(Direction) Print the whole listing exactly.

╭─ Provided data

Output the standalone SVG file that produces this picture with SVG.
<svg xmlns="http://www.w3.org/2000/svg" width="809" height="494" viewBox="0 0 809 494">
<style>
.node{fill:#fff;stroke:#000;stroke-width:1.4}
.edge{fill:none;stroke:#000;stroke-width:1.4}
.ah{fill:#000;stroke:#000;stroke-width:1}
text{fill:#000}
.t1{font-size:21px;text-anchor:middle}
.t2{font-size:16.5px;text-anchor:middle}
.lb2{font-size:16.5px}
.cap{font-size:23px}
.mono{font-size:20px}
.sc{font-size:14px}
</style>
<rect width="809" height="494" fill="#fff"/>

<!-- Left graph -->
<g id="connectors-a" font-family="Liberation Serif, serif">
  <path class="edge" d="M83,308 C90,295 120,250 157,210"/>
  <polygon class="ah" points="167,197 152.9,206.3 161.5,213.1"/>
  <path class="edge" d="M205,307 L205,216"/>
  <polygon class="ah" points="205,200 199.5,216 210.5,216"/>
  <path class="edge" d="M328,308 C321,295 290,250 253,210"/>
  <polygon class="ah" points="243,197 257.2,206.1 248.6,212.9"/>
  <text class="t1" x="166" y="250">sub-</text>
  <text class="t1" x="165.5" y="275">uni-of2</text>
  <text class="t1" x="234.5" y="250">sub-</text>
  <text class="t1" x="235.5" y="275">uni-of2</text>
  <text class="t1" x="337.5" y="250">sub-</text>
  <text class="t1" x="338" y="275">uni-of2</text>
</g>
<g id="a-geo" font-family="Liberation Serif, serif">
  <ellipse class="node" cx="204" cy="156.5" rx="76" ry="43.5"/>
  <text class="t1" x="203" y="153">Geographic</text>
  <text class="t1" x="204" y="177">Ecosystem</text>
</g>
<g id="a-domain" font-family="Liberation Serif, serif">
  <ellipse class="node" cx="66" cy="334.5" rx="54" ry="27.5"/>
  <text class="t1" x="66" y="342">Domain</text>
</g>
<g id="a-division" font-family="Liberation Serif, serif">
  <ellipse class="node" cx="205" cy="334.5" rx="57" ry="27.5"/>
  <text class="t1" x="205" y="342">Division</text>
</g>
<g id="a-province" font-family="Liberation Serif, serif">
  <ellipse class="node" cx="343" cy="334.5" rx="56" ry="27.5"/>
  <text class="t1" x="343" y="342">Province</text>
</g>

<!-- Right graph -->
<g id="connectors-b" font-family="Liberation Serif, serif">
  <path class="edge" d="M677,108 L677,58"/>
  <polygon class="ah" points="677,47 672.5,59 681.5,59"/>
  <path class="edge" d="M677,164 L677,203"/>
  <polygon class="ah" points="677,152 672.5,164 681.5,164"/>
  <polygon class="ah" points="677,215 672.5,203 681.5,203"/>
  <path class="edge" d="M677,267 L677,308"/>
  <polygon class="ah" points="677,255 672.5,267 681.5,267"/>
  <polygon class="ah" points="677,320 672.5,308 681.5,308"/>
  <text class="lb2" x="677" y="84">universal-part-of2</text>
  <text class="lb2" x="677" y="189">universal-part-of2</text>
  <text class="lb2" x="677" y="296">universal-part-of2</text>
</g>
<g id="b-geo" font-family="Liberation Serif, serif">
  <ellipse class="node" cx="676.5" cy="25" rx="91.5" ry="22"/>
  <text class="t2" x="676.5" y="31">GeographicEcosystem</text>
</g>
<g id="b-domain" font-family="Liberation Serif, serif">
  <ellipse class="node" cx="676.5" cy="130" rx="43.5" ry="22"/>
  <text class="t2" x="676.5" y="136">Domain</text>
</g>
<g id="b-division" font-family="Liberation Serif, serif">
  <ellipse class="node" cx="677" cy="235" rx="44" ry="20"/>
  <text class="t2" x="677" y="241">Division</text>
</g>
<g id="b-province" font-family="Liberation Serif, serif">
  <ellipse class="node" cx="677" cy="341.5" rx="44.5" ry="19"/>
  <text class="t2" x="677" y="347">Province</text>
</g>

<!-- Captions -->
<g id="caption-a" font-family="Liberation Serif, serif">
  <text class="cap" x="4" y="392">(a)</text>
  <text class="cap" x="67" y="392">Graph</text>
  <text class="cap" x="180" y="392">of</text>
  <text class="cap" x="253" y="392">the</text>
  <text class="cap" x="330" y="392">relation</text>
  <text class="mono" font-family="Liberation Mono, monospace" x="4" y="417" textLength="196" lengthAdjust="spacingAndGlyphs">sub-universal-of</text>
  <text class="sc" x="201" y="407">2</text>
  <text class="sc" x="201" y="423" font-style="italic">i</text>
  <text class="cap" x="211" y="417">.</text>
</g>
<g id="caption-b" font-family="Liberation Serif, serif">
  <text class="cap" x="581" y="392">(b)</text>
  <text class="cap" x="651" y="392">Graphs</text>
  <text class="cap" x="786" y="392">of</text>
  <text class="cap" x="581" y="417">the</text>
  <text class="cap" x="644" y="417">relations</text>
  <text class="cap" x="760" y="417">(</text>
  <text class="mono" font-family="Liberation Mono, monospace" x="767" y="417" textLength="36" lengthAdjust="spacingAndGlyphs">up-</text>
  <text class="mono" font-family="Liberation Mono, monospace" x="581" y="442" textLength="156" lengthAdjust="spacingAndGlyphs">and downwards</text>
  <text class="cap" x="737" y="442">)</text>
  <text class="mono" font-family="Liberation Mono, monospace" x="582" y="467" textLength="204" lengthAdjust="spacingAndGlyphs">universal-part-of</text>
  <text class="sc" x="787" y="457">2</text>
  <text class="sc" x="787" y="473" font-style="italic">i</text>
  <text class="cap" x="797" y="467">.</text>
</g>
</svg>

╰─

(Final answer)
Output the standalone SVG file that produces this picture with SVG.
<svg xmlns="http://www.w3.org/2000/svg" width="809" height="494" viewBox="0 0 809 494">
<style>
.node{fill:#fff;stroke:#000;stroke-width:1.4}
.edge{fill:none;stroke:#000;stroke-width:1.4}
.ah{fill:#000;stroke:#000;stroke-width:1}
text{fill:#000}
.t1{font-size:21px;text-anchor:middle}
.t2{font-size:16.5px;text-anchor:middle}
.lb2{font-size:16.5px}
.cap{font-size:23px}
.mono{font-size:20px}
.sc{font-size:14px}
</style>
<rect width="809" height="494" fill="#fff"/>

<!-- Left graph -->
<g id="connectors-a" font-family="Liberation Serif, serif">
  <path class="edge" d="M83,308 C90,295 120,250 157,210"/>
  <polygon class="ah" points="167,197 152.9,206.3 161.5,213.1"/>
  <path class="edge" d="M205,307 L205,216"/>
  <polygon class="ah" points="205,200 199.5,216 210.5,216"/>
  <path class="edge" d="M328,308 C321,295 290,250 253,210"/>
  <polygon class="ah" points="243,197 257.2,206.1 248.6,212.9"/>
  <text class="t1" x="166" y="250">sub-</text>
  <text class="t1" x="165.5" y="275">uni-of2</text>
  <text class="t1" x="234.5" y="250">sub-</text>
  <text class="t1" x="235.5" y="275">uni-of2</text>
  <text class="t1" x="337.5" y="250">sub-</text>
  <text class="t1" x="338" y="275">uni-of2</text>
</g>
<g id="a-geo" font-family="Liberation Serif, serif">
  <ellipse class="node" cx="204" cy="156.5" rx="76" ry="43.5"/>
  <text class="t1" x="203" y="153">Geographic</text>
  <text class="t1" x="204" y="177">Ecosystem</text>
</g>
<g id="a-domain" font-family="Liberation Serif, serif">
  <ellipse class="node" cx="66" cy="334.5" rx="54" ry="27.5"/>
  <text class="t1" x="66" y="342">Domain</text>
</g>
<g id="a-division" font-family="Liberation Serif, serif">
  <ellipse class="node" cx="205" cy="334.5" rx="57" ry="27.5"/>
  <text class="t1" x="205" y="342">Division</text>
</g>
<g id="a-province" font-family="Liberation Serif, serif">
  <ellipse class="node" cx="343" cy="334.5" rx="56" ry="27.5"/>
  <text class="t1" x="343" y="342">Province</text>
</g>

<!-- Right graph -->
<g id="connectors-b" font-family="Liberation Serif, serif">
  <path class="edge" d="M677,108 L677,58"/>
  <polygon class="ah" points="677,47 672.5,59 681.5,59"/>
  <path class="edge" d="M677,164 L677,203"/>
  <polygon class="ah" points="677,152 672.5,164 681.5,164"/>
  <polygon class="ah" points="677,215 672.5,203 681.5,203"/>
  <path class="edge" d="M677,267 L677,308"/>
  <polygon class="ah" points="677,255 672.5,267 681.5,267"/>
  <polygon class="ah" points="677,320 672.5,308 681.5,308"/>
  <text class="lb2" x="677" y="84">universal-part-of2</text>
  <text class="lb2" x="677" y="189">universal-part-of2</text>
  <text class="lb2" x="677" y="296">universal-part-of2</text>
</g>
<g id="b-geo" font-family="Liberation Serif, serif">
  <ellipse class="node" cx="676.5" cy="25" rx="91.5" ry="22"/>
  <text class="t2" x="676.5" y="31">GeographicEcosystem</text>
</g>
<g id="b-domain" font-family="Liberation Serif, serif">
  <ellipse class="node" cx="676.5" cy="130" rx="43.5" ry="22"/>
  <text class="t2" x="676.5" y="136">Domain</text>
</g>
<g id="b-division" font-family="Liberation Serif, serif">
  <ellipse class="node" cx="677" cy="235" rx="44" ry="20"/>
  <text class="t2" x="677" y="241">Division</text>
</g>
<g id="b-province" font-family="Liberation Serif, serif">
  <ellipse class="node" cx="677" cy="341.5" rx="44.5" ry="19"/>
  <text class="t2" x="677" y="347">Province</text>
</g>

<!-- Captions -->
<g id="caption-a" font-family="Liberation Serif, serif">
  <text class="cap" x="4" y="392">(a)</text>
  <text class="cap" x="67" y="392">Graph</text>
  <text class="cap" x="180" y="392">of</text>
  <text class="cap" x="253" y="392">the</text>
  <text class="cap" x="330" y="392">relation</text>
  <text class="mono" font-family="Liberation Mono, monospace" x="4" y="417" textLength="196" lengthAdjust="spacingAndGlyphs">sub-universal-of</text>
  <text class="sc" x="201" y="407">2</text>
  <text class="sc" x="201" y="423" font-style="italic">i</text>
  <text class="cap" x="211" y="417">.</text>
</g>
<g id="caption-b" font-family="Liberation Serif, serif">
  <text class="cap" x="581" y="392">(b)</text>
  <text class="cap" x="651" y="392">Graphs</text>
  <text class="cap" x="786" y="392">of</text>
  <text class="cap" x="581" y="417">the</text>
  <text class="cap" x="644" y="417">relations</text>
  <text class="cap" x="760" y="417">(</text>
  <text class="mono" font-family="Liberation Mono, monospace" x="767" y="417" textLength="36" lengthAdjust="spacingAndGlyphs">up-</text>
  <text class="mono" font-family="Liberation Mono, monospace" x="581" y="442" textLength="156" lengthAdjust="spacingAndGlyphs">and downwards</text>
  <text class="cap" x="737" y="442">)</text>
  <text class="mono" font-family="Liberation Mono, monospace" x="582" y="467" textLength="204" lengthAdjust="spacingAndGlyphs">universal-part-of</text>
  <text class="sc" x="787" y="457">2</text>
  <text class="sc" x="787" y="473" font-style="italic">i</text>
  <text class="cap" x="797" y="467">.</text>
</g>
</svg>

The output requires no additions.